Copeland’s disappointing career at Georgetown parallels, in many ways unhappily, the Hoyas’ performance as a team during that time. The team has struggled without NBA-caliber talent like Porter. Wing depth and perimeter defense remain real issues, as does the absence of a versatile, skilled forward to facilitate Georgetown’s offense. The recruiting class of 2014 collectively has failed to fulfill its potential—instead of redeeming the seeming misfortune of the 2011 Otto-Whit-Bril-Hop-Tyler class, this year’s juniors have fallen short once again, apart from Peak’s continued improvement.

Unfortunately, these days it all seems to come back to What This All Means. I’d caution anyone on team #FireJT3 from attributing too much to Copeland’s transfer. Ike’s loss of confidence and failure to develop over the past two-plus years aren’t solely on Thompson—that is, unless the coach also gets the credit for Peak’s sophomore and junior leap, Otto rising from well-rounded role player to third overall pick in the NBA Draft, the emergence of Senior Year Henry Sims, the miracle of Roy Hibbert, and other development stories. There were too many worrying signs that Copeland had lost touch on and confidence in his shot and never had the feel elsewhere to put all of the blame on Thompson.

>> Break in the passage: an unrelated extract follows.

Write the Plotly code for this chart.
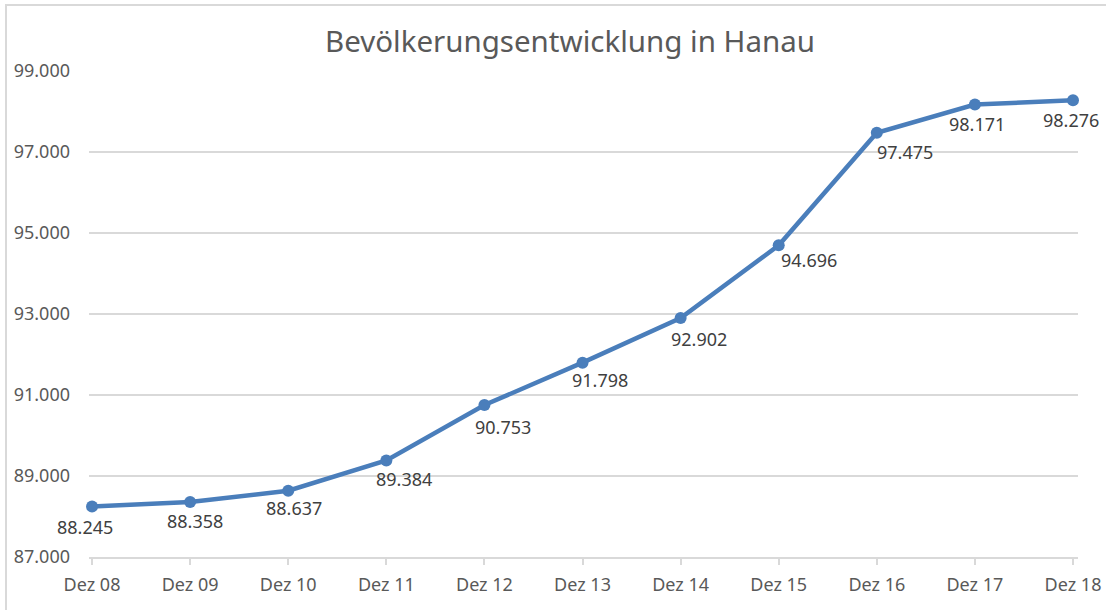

However, Copeland has become the latest brick in a wall of failures under Thompson’s administration. Even after JT3 stopped winning in March, he could point to a regular season record of success and top-ten rankings. When 20-win seasons were no longer guaranteed, Thompson could offer the promise of future victories in the form of talented recruits. Now, another promising wave of those recruits has broken short. So, what hope is left for the program?

Regardless, as is tradition in these parts, Isaac Copeland is a good kid, and we wish him will.